5. Fruit String Thing

Fruit by the Foot’s weird cousin let you peel strips from a central fruit leather hub. Commercials showed kids creating edible jewelry and silly faces before devouring their creations.
Sticky masterpieces inevitably ended up stuck in hair, on furniture, and everywhere except your mouth. Raspberry blue variety stained tongues for days! Betty Crocker clearly had a monopoly on weird 90s fruit snacks.
4. SnackWells

The 90s fat-free craze gave us these devil’s food cookie cakes that promised guilt-free indulgence. Spoiler alert: they replaced fat with extra sugar!
Mom’s pantry wasn’t complete without the distinctive green box. These treats created the illusion of healthy snacking while delivering a sugar rush.
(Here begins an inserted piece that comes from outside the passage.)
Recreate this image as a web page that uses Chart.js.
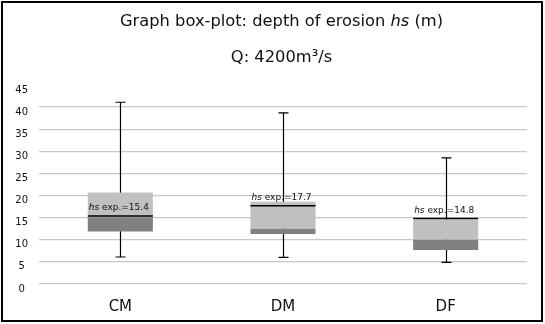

The minty variety had a cult following among sophisticated elementary schoolers with refined palates.
3. Butterfinger BB’s

Bart Simpson hawked these marble-sized Butterfinger balls that delivered concentrated crispety-crunchety-peanut-buttery goodness without the mess of a full candy bar.
Perfect for sneaking into movie theaters!
Popping them like candy pills created an addiction no intervention could cure. The tiny size made sharing possible but rarely happened. Nestle discontinued them in 2006, breaking millennial hearts everywhere.
2. P.B. Crisps

Peanut-shaped cookies filled with peanut butter cream created snack perfection that vanished too soon from store shelves. The crispy graham cracker-like shell housed smooth, sweet filling that put Reese’s to shame.
Finding these treasures in your lunchbox guaranteed playground popularity. The mascot – a peanut with arms and legs – should’ve been creepy but somehow wasn’t. Their mysterious disappearance sparked online petitions that continue today!
1. OK Soda

Coca-Cola’s weird, existential soda targeted Gen X cynicism with packaging featuring underground comics and a manifesto.
The flavor? Imagine Coke mixed with orange and confusion.
The marketing genius included an “OK Hotline” where callers heard strange messages. Despite being just “OK” by design, fans obsessively collected the cans. This bizarre experiment lasted just seven months before Coca-Cola pulled the plug.